Besides, it is just plain wrong to state that the ruling class wants to keep out the Chinese, Somalis, Kosovars or Romanians because they are Chinese, Somalis, Kosovars or Romanians. They are excluded because they are poor and working class, and therefore a 'drain' on the treasury during periods of relatively high unemployment. In the 1950s, when there was virtually full employment in Britain, and low paid, unskilled jobs were difficult to fill, such cheap labour was actively encouraged to migrate.

It is, however, correct to say that the attempts by Straw and Widdecombe each to outbid the other in the anti-asylum-seeker stakes "give succour to the racists" (Action for Solidarity May 23). This is a line repeated by the entire left. It is true that the likes of the British National Party seize upon the opportunity provided by the outcry to put out their pernicious propaganda for a 'pure British' Britain. But the BNP does not pose the main danger and this is not the main feature of the hysterical campaign against the 'deadly threat' from 'outsiders'. In this regard asylum-seekers are only the latest in a long line of scapegoats - single parents, gypsies, 'squeegee merchants' and - yes - England football hooligans.

The same Action for Solidarity article implies that The Sun's vicious "We need deportations [of 'bogus' asylum-seekers] on a huge scale" is part of the campaign of "racist lies". This is ironic in view of another quote from the same newspaper repeated by Socialist Worker during the trial of David Copeland, the unhinged individual who nail-bombed Brixton, Brick Lane and Soho: "At the time of the bombings The Sun declared that the bombers 'want us all to be scared. They want us to be fearful of the black community. Of Asians. Of Jews. Of gays. They seek to divide Britain. But they have failed'" (Socialist Worker June 10).

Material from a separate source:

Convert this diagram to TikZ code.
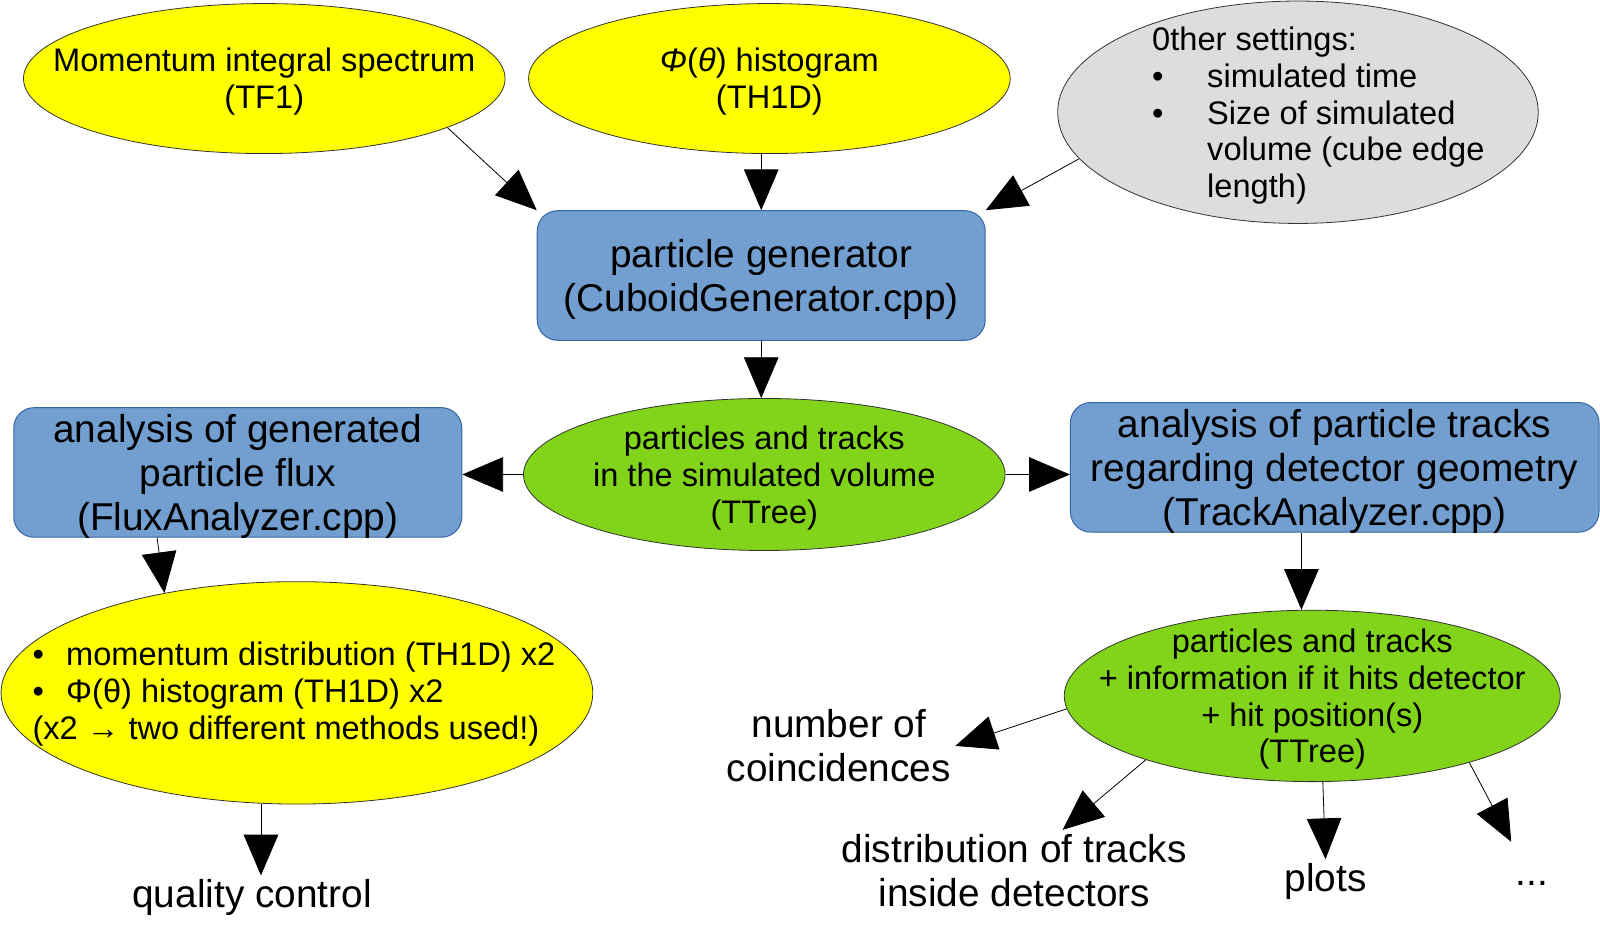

The SWP writer commented on the paper's hypocrisy: "Whipping up hatred against asylum-seekers encourages the racists and the Nazis." But Alex Callinicos goes further in the same issue: "The ruling class uses race to set workers against one another. It also tries to confuse black people by letting a select few into the establishment. Socialists have to help working people of all colours to see through these diversionary tactics and to unite against their common enemy."

So The Sun's editorial was not just hypocritical. Presumably it was also part of the "diversionary tactics" to "confuse black people". Clever, that - spout anti-racism and your opposition to the racists who want to divide us ... in order to cover up your racism, which of course you are secretly employing all the time in order to divide us yourself. Not very convincing, comrades.

The truth is that the ruling class's outbursts against asylum-seekers are not intended to divide black from white, but to unite us all under bourgeois hegemony in opposition to outsiders. You could not wish for a clearer expression of the British state's redefined ideology than that expressed in the Sun editorial. The ideology is anti-racist national chauvinism.

That is why the left's accusations of underlying racism are not only wide of the mark, but are actually counterproductive. They dovetail in neatly with the state's own official anti-racism - an example of a progressive idea that has been taken over and used for reactionary purposes. The state's anti-racism from above is based on 'Great Britain'. It is nationalist and backward-looking. By contrast proletarian anti-racism from below is first and foremost internationalist. It empowers our class by projecting a vision of the communist future.

Abolish all immigration controls! Only through consistently taking up this call can we effectively defend asylum-seekers and all refugees - economic as well as political. Only in this way can we defeat racism and national chauvinism.